With that correction out of the way, let me answer your question with a question.
Given that my website was created in June 2007 and went from start up to number one in the Google rankings in less than 5 months, why would I have the temerity to consider logging in and changing anything? Am I going to improve something?
Anyone doing a Google Search (in my area) for computer+repair+(my city) sees my little one man shop as the first hit. To me, this is the ultimate "if it ain't broke, don't fix it" scenario.
I fully understand the thought of the 'owner' of a website having access to - and the knowledge for editing - their own web site, but there are also those of us who simply have no interest in anything but the results.
My slice of the IT world is this infinitesimal little chunk known as fighting malware and I do OK at it. I'll leave the rest of the pie to those who know what they're doing.
>> first hit. To me, this is the ultimate "if it ain't broke, don't fix it" scenario.
The idea for this article came from years of experience with corporate clients. Many of them came to our company to build SECOND version of their web site, mostly after unsuccessful attempts to build decent web site with in-house staff.
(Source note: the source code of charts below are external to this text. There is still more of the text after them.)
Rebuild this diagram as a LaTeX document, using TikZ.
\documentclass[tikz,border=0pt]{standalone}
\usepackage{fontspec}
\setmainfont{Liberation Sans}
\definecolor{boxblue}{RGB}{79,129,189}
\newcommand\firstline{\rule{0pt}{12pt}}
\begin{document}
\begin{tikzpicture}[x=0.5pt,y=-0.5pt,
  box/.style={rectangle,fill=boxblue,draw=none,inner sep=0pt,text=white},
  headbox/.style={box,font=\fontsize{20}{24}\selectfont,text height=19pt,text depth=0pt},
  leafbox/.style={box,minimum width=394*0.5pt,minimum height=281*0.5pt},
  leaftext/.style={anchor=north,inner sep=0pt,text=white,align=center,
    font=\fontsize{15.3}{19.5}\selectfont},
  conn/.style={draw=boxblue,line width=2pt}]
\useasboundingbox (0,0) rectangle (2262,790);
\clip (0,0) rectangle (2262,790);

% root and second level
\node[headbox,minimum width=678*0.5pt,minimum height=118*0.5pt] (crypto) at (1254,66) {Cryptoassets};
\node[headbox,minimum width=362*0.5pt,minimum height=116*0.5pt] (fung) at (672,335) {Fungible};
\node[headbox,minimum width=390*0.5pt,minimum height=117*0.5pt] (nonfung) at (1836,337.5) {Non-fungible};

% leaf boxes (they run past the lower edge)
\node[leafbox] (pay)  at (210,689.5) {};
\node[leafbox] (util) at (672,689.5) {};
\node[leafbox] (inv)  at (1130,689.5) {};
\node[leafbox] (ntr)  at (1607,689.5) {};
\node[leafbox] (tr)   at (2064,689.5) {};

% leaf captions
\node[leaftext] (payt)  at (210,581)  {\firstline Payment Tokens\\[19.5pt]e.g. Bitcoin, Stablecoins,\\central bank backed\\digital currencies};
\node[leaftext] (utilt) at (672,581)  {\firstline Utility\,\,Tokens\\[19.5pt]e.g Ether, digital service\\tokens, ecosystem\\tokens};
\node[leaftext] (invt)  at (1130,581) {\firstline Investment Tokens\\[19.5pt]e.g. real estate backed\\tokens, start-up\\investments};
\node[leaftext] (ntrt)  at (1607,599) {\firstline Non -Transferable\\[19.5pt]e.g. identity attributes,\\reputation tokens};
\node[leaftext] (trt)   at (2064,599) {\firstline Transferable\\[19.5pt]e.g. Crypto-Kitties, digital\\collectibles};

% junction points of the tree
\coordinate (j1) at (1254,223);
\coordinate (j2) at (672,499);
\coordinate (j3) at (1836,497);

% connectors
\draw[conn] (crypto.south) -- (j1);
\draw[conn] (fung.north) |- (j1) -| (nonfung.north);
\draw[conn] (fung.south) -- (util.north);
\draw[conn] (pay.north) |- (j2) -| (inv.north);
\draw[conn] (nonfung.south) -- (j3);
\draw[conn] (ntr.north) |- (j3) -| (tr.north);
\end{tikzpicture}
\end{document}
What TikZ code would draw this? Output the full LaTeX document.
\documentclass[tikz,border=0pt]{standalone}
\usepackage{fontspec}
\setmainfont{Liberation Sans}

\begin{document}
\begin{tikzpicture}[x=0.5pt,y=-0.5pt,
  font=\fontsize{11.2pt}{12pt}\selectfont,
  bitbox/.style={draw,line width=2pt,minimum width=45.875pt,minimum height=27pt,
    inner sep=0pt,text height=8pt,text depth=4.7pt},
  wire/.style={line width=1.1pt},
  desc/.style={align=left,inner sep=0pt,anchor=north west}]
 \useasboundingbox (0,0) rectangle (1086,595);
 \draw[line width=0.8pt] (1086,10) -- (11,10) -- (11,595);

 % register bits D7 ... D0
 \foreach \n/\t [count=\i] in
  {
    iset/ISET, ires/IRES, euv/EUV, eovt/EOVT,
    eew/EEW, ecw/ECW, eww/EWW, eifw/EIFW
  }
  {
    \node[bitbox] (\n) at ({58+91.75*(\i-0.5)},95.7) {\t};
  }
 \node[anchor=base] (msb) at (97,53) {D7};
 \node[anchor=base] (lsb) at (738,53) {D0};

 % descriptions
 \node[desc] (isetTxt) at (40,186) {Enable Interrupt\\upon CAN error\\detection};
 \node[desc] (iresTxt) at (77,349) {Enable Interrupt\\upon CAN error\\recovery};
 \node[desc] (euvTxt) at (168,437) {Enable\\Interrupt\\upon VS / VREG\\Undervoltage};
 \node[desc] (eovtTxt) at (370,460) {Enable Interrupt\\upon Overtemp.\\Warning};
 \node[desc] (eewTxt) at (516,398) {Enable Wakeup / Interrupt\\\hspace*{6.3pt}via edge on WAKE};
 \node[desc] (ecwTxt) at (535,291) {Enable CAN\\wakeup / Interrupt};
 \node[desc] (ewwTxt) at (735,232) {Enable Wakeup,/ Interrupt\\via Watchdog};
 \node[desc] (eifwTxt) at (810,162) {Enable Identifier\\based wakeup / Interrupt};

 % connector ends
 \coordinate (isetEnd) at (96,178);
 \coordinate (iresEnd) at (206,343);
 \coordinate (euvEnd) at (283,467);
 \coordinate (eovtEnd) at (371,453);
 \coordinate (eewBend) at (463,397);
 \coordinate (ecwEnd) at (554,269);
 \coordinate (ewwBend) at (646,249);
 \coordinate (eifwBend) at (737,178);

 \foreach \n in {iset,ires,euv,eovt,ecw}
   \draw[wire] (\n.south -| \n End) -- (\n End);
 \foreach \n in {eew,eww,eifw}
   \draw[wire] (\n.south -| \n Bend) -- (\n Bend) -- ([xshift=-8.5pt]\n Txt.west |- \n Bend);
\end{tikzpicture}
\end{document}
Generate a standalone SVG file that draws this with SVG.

In their defense, I have to say that those companies are among best clients and that working with them is a real pleasure – once they embarrass themselves with their web site, they’re ready to accept any professional advice, and that makes them 100% cooperative.
Generally I was not talking about startups and small businesses (very few of those have an in-house system administrator and in their case the boss is usually both the owner and the person that is going to build DIY web site), but about corporate clients that actually do waste both the time and money when they try to do things that are not their core business. And of course this is based on my own experience.
I do agree that enabling user to change the web site using some CMS is a good thing and all of my clients, (corporate, small business and individuals) always have that opportunity (although most of them choose to pay us for making changes).
However, I do not agree that having a professionally created web site (even if it is just a setup of Wordpress or any other template based CMS – OpenCart, Magento, Joomla, etc.) can be considered DIY web site.